Social media and online policies

Following increasing levels of online and social media usage, most employers introduced rules to ensure employees’ behaviour on these sites remained in line with their internal policies. Most social media policies will address corporate usage and personal usage, although it is clear that personal usage rules cannot be overly restrictive or this will affect employees’ human rights.

When introducing rules for corporate social media, it will be useful to have an express statement that employees should not post comments or information which expresses personal views that are not representative of the organisation or in line with the organisation’s other policies, such as their equal opportunities or data protection policy. This statement makes it clear that personal views are restricted only in so far as they do not accord with the organisation’s view, helping to restrict harmful views being expressed as if they were endorsed by the organisation.

It is also common to include a restriction on expressing views which are harmful to the organisation on an employee’s personal social media site, whether these are made during working hours or not. These restrictions may include preventing references being made to the organisation, prohibiting offensive defamatory or inappropriate comments about the organisation, its clients and any employees.
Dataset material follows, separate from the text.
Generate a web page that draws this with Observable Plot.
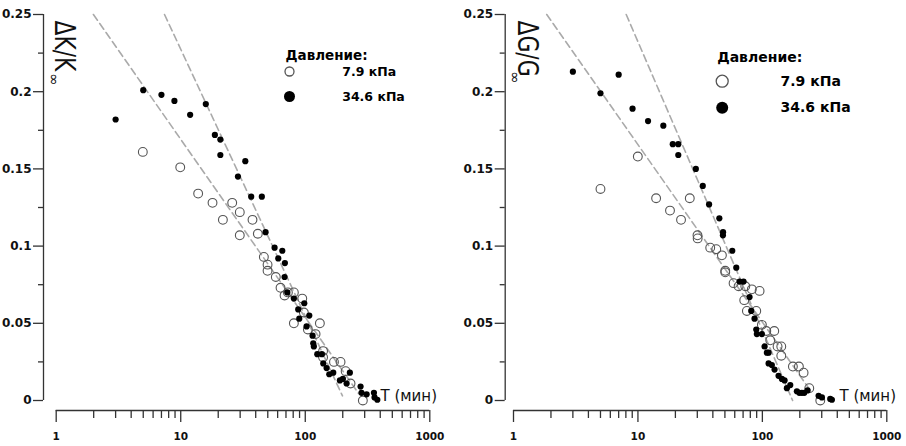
<!DOCTYPE html>
<html><head><meta charset="utf-8">
<script src="https://cdn.jsdelivr.net/npm/d3@7"></script>
<script src="https://cdn.jsdelivr.net/npm/@observablehq/plot@0.6"></script>
<style>
body{margin:0;background:#fff;}
#wrap{display:flex;width:906px;height:446px;}
</style></head><body><div id="wrap"></div>
<script>
// ---- axis ticks ----
const xTicks = [1, 10, 100, 1000];
const xTickLabels = ["1", "10", "100", "1000"];
const xMinor = [2,3,4,5,6,7,8,9,20,30,40,50,60,70,80,90,200,300,400,500,600,700,800,900];
const yTicks = [0, 0.05, 0.1, 0.15, 0.2, 0.25];
const yTickLabels = ["0", "0.05", "0.1", "0.15", "0.2", "0.25"];
const yMinor = [0.025, 0.075, 0.125, 0.175, 0.225];

// ---- texts ----
const legendTitle = "Давление:";
const seriesNames = ["7.9 кПа", "34.6 кПа"];
const xLabel = "T (мин)";
const yLabels = ["ΔK/K", "ΔG/G"];

// ---- ΔK/K∞ : 7.9 kPa (open) ----
const kLowT = [4.96,9.91,13.8,18.0,25.9,29.8,21.8,37.7,29.8,41.6,46.5,49.8,49.8,58.0,63.3,72.5,81.0,68.2,94.6,97.4,81.0,131,105,121,139,139,170,192,211,231,290];
const kLowV = [0.161,0.151,0.134,0.128,0.128,0.122,0.117,0.117,0.107,0.108,0.093,0.088,0.084,0.080,0.073,0.070,0.070,0.068,0.066,0.057,0.050,0.050,0.046,0.043,0.032,0.028,0.025,0.025,0.019,0.011,0.000];
// ---- ΔK/K∞ : 34.6 kPa (filled) ----
const kHighT = [3.0,5.0,7.0,8.9,11.9,15.9,18.8,20.8,20.8,33.0,28.8,36.8,44.8,48.0,56.7,65.4,60.7,68.6,68.2,71.7,81.0,87.8,98.2,89.5,107.7,102.4,114.4,115.9,117.2,124.9,135.9,139.5,148.3,155.9,167.8,189.7,200.5,214.7,228.1,278,283,311,356,360,379];
const kHighV = [0.182,0.201,0.198,0.194,0.185,0.192,0.172,0.169,0.159,0.155,0.145,0.132,0.132,0.109,0.099,0.097,0.092,0.089,0.080,0.070,0.066,0.059,0.063,0.053,0.055,0.048,0.042,0.037,0.035,0.030,0.030,0.024,0.021,0.017,0.018,0.013,0.014,0.011,0.018,0.009,0.005,0.004,0.005,0.002,0.0005];
// ---- ΔG/G∞ : 7.9 kPa (open) ----
const gLowT = [5.0,9.98,14.0,26.1,18.1,22.2,30.1,30.2,38.1,42.6,47.3,50.3,50.3,58.7,64.4,72.9,82.3,95.0,71.5,75.1,89.3,99.1,107.5,124.6,115.7,132.5,141.9,141.9,175.9,196.6,214.4,238.2,292];
const gLowV = [0.137,0.158,0.131,0.131,0.123,0.117,0.107,0.105,0.099,0.098,0.094,0.084,0.083,0.076,0.074,0.074,0.072,0.071,0.065,0.058,0.058,0.049,0.045,0.045,0.039,0.035,0.035,0.029,0.022,0.022,0.018,0.008,0.000];
// ---- ΔG/G∞ : 34.6 kPa (filled) ----
const gHighT = [3.0,5.0,7.0,9.05,12.06,16.0,19.05,21.1,21.1,29.2,33.2,37.3,45.1,48.3,48.2,57.3,61.7,65.6,70.6,78.9,81.4,86.5,89.3,90.3,99.1,104.2,108.7,112.2,112.2,119.2,125.3,134.9,143.5,150.8,157.4,167.6,189.4,198,207.7,217.2,230.8,283,301,351,362];
const gHighV = [0.213,0.199,0.211,0.189,0.181,0.178,0.166,0.166,0.159,0.150,0.139,0.127,0.118,0.109,0.107,0.097,0.086,0.077,0.077,0.067,0.058,0.053,0.046,0.043,0.043,0.035,0.031,0.031,0.024,0.023,0.020,0.016,0.014,0.013,0.008,0.010,0.006,0.005,0.005,0.005,0.0065,0.003,0.002,0.001,0.0005];

// ---- dashed guide lines (endpoints) ----
const kFitAT = [1.99, 268], kFitAV = [0.25, 0.0045];
const kFitBT = [7.41, 199], kFitBV = [0.25, 0.003];
const gFitAT = [1.85, 250], gFitAV = [0.25, 0.005];
const gFitBT = [8.05, 175], gFitBV = [0.25, 0.0];

const zip = (T, V) => T.map((t, i) => ({T: t, V: V[i]}));
const FONT = "'DejaVu Sans', Verdana, sans-serif";

function panel(cfg) {
  const fits = [
    ...zip(cfg.fitA[0], cfg.fitA[1]).map(d => ({...d, k: "A"})),
    ...zip(cfg.fitB[0], cfg.fitB[1]).map(d => ({...d, k: "B"}))
  ];
  const L = cfg.leg;
  const svg = Plot.plot({
    width: 453, height: 446,
    marginLeft: cfg.ml, marginRight: cfg.mr, marginTop: 14, marginBottom: 46,
    x: {type: "log", domain: [1, 1000]},
    y: {domain: [0, 0.25]},
    style: {fontFamily: FONT, background: "white", overflow: "visible"},
    marks: [
      // axes
      Plot.ruleX([1], {dx: cfg.ydx, stroke: "#333", strokeWidth: 1.3}),
      Plot.axisY(yTicks, {tickSize: 10, tickPadding: 2, dx: cfg.ydx, stroke: "#333", strokeWidth: 1.3,
        tickFormat: d => yTickLabels[yTicks.indexOf(d)], fontSize: 12, fontWeight: "bold", fill: "#111", label: null}),
      Plot.axisY(yMinor, {tickSize: 5, dx: cfg.ydx, stroke: "#333", strokeWidth: 1.3, tickFormat: () => "", label: null}),
      Plot.ruleY([0], {dy: 10, stroke: "#333", strokeWidth: 1.3}),
      Plot.axisX(xTicks, {tickSize: 12, tickPadding: 10, dy: 10, stroke: "#333", strokeWidth: 1.3,
        tickFormat: d => xTickLabels[xTicks.indexOf(d)], fontSize: 10.5, fontWeight: "bold", fill: "#111", label: null}),
      Plot.axisX(xMinor, {tickSize: 8, dy: 10, stroke: "#333", strokeWidth: 1.3, tickFormat: () => "", label: null}),
      // dashed guide lines
      Plot.line(fits, {x: "T", y: "V", z: "k", stroke: "#aaa", strokeWidth: 1.6, strokeDasharray: "7,4"}),
      // data
      Plot.dot(cfg.low, {x: "T", y: "V", r: 4.4, stroke: "#555", strokeWidth: 1.1, fill: "none"}),
      Plot.dot(cfg.high, {x: "T", y: "V", r: 3.1, fill: "#000", stroke: "none"}),
      // axis labels
      Plot.text([cfg.ylab], {frameAnchor: "top-left", dx: cfg.ylabDx, dy: 6, rotate: 90, textAnchor: "start",
        lineAnchor: "middle", fontSize: 28, fill: "#111", text: d => d}),
      Plot.text(["∞"], {frameAnchor: "top-left", dx: cfg.infDx, dy: cfg.infDy, rotate: 90, textAnchor: "middle",
        lineAnchor: "middle", fontSize: 15, fill: "#111", text: d => d}),
      Plot.text([xLabel], {frameAnchor: "bottom-left", dx: cfg.tDx, dy: -4, textAnchor: "start",
        lineAnchor: "middle", fontSize: 15, fill: "#111", text: d => d}),
      // legend
      Plot.text([legendTitle], {frameAnchor: "top-left", dx: L.tx, dy: L.ty, textAnchor: "start", lineAnchor: "middle",
        fontSize: L.fsT, fontWeight: "bold", fill: "#000", text: d => d}),
      Plot.dot([0], {frameAnchor: "top-left", dx: L.cx, dy: L.y1, r: L.r1, stroke: "#555", strokeWidth: 1.3, fill: "none"}),
      Plot.dot([0], {frameAnchor: "top-left", dx: L.cx, dy: L.y2, r: L.r2, fill: "#000"}),
      Plot.text([seriesNames[0]], {frameAnchor: "top-left", dx: L.lx, dy: L.y1, textAnchor: "start", lineAnchor: "middle",
        fontSize: L.fs, fontWeight: "bold", fill: "#000", text: d => d}),
      Plot.text([seriesNames[1]], {frameAnchor: "top-left", dx: L.lx, dy: L.y2, textAnchor: "start", lineAnchor: "middle",
        fontSize: L.fs, fontWeight: "bold", fill: "#000", text: d => d})
    ]
  });
  // condense the rotated y label along its reading direction
  d3.select(svg).selectAll("text").filter(function() { return this.textContent === cfg.ylab; })
    .each(function() {
      const t = this.getAttribute("transform");
      if (t) this.setAttribute("transform", t + " scale(0.78,1)");
    });
  return svg;
}

const wrap = document.getElementById("wrap");
wrap.appendChild(panel({
  ml: 55.7, mr: 23.7, ydx: -12.7,
  low: zip(kLowT, kLowV), high: zip(kHighT, kHighV),
  fitA: [kFitAT, kFitAV], fitB: [kFitBT, kFitBV],
  ylab: yLabels[0], ylabDx: 7.3, infDx: -2.2, infDy: 65, tDx: 324.3,
  leg: {tx: 229.3, ty: 41, cx: 233.3, y1: 57, y2: 82, r1: 4.5, r2: 5.5, lx: 286, fsT: 13.5, fs: 12.5}
}));
wrap.appendChild(panel({
  ml: 60, mr: 19.7, ydx: -8.3,
  low: zip(gLowT, gLowV), high: zip(gHighT, gHighV),
  fitA: [gFitAT, gFitAV], fitB: [gFitBT, gFitBV],
  ylab: yLabels[1], ylabDx: 13, infDx: 1.7, infDy: 63, tDx: 326,
  leg: {tx: 203.7, ty: 43.5, cx: 208.7, y1: 66.7, y2: 93.3, r1: 6, r2: 6, lx: 267, fsT: 14, fs: 14}
}));
</script></body></html>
Such a clause makes it very clear that the restrictions solely relate to expressing inappropriate personal views about the organisation or any party — from colleagues to suppliers —that may result in a detriment for the organisation.

Taking action on personal views

Most policies containing a restriction on expressing inappropriate personal views will include a statement that a contravention of the rules will be deemed a disciplinary matter, or the disciplinary policy will include examples of misconduct which cover expressing inappropriate, offensive or defamatory views. The organisation will be able to take disciplinary action where a policy breach has occurred in line with the internal disciplinary procedure.

The most common type of action taken will be where the employee’s action in expressing their personal view has brought the company into disrepute. A recent example of such action is where the wellbeing charity Happy City dismissed its head of measurement and policy for posting a tweet referring to violence against Nigel Farage as this was contradictory to the charity’s values and condemnation of violence of any kind.

Dismissing an individual for posting inappropriate personal views which bring the company into disrepute will fall within the potentially fair reason of “some other substantial reason” that justified the dismissal, although the employer will still be required to show there has been a fair process carried out and a dismissal was reasonable in all the circumstances. One key piece of evidence required to show the dismissal was reasonable will be that which shows the negative impact the personal view has had on the organisation, or any particular evidence that the opinion has brought the business into disrepute. Reasonableness will also examine factors such as the particular view expressed, the length of service and previous disciplinary record, and how similar actions have been treated in the past.

To avoid being placed in a position where action has to be taken, employers can ensure their workforce is fully aware of the rules relating to expressing inappropriate personal views. Not only by reiterating and reminding employees of the important policies, regular training which starts at the induction period and continues throughout employment can help reduce the likelihood of employees breaching rules on personal opinions. In addition, ensuring there is an internal culture where complaints and concerns can be raised to managers and dealt with efficiently will prevent employees feeling disgruntled and airing negative opinions about the organisation on sites such as social media platforms.